▶ Your task: Check each line of the records below and collect those holding "that".

* START Data excerpts *

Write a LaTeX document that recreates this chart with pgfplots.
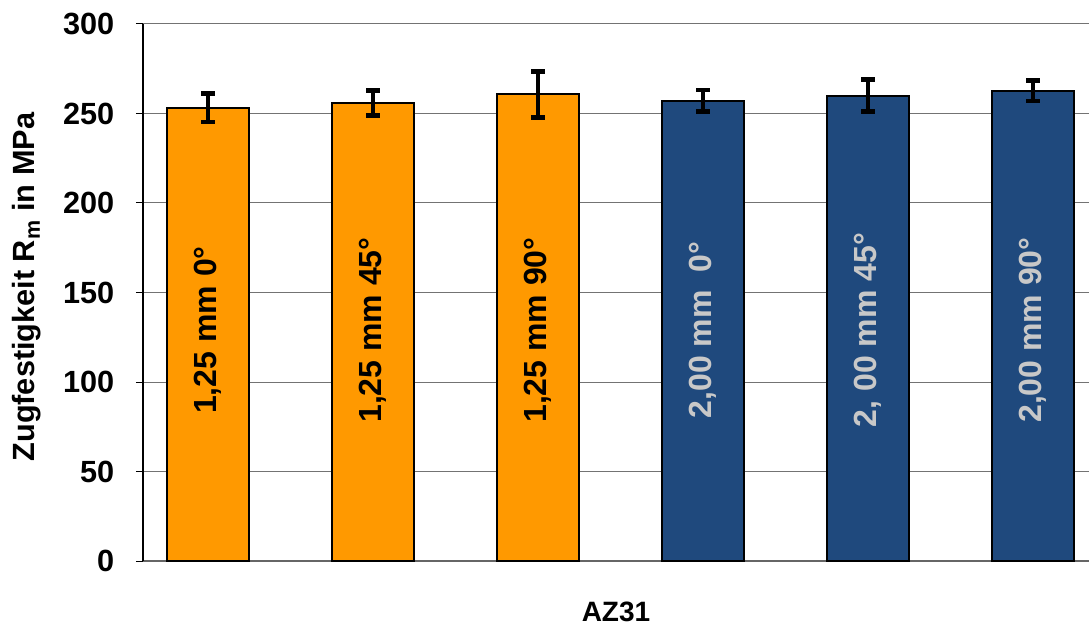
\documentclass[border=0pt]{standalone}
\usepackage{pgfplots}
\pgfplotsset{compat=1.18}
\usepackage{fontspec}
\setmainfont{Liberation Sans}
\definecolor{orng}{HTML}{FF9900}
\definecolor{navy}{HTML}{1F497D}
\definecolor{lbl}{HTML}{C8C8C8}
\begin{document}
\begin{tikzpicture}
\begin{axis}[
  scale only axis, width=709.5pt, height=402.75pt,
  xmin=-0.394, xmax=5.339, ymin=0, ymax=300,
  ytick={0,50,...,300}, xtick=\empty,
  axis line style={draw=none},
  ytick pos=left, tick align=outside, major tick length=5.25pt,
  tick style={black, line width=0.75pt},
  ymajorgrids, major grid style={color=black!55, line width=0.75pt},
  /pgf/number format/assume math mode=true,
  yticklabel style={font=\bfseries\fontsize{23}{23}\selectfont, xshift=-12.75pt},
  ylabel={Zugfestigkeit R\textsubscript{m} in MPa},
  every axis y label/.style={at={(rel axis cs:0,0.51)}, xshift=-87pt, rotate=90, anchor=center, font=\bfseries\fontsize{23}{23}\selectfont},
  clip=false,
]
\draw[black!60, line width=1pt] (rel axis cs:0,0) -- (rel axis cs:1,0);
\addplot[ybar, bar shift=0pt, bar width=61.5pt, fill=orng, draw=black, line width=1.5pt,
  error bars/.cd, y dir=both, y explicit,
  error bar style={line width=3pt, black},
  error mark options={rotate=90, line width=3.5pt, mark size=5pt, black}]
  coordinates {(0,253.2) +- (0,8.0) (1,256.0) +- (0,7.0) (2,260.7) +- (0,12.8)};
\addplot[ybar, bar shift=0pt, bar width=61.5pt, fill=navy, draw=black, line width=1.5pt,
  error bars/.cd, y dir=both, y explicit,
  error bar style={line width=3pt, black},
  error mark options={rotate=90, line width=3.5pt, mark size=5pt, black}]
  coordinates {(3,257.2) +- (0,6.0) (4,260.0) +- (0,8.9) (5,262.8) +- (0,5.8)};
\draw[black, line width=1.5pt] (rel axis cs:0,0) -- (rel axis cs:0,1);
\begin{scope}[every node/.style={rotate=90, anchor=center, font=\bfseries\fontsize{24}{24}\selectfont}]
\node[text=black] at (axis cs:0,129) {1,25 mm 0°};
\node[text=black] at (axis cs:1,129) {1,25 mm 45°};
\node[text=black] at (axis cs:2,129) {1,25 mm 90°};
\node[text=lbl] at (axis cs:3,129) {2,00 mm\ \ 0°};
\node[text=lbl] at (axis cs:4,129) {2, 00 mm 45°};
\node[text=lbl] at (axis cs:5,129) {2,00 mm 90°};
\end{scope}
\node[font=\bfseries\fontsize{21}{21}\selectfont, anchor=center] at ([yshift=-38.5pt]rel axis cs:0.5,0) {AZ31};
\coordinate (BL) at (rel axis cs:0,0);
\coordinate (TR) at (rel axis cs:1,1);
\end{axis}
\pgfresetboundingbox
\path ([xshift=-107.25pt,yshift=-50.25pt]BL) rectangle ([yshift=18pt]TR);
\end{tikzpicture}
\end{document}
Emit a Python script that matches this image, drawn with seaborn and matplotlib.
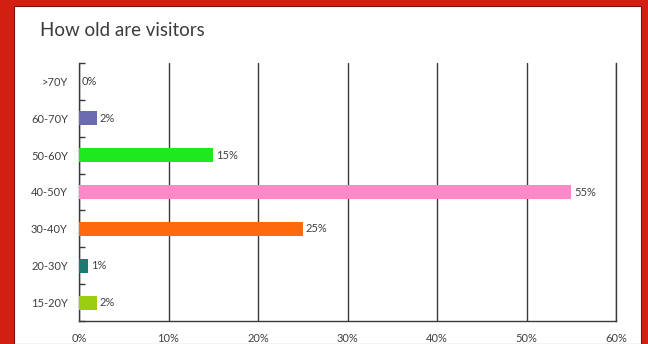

* END Data excerpts *
* START Data excerpts *

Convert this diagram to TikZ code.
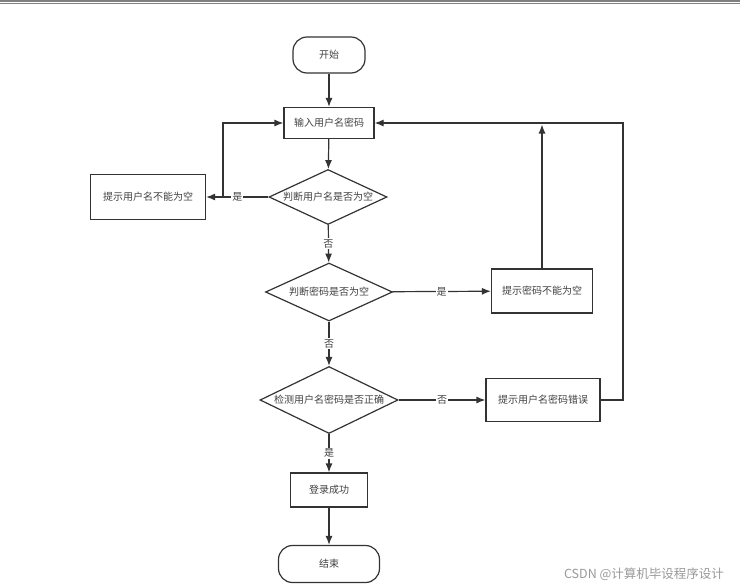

* END Data excerpts *

▶ Worked answer:
Write a LaTeX document that recreates this chart with pgfplots.
Emit a Python script that matches this image, drawn with seaborn and matplotlib.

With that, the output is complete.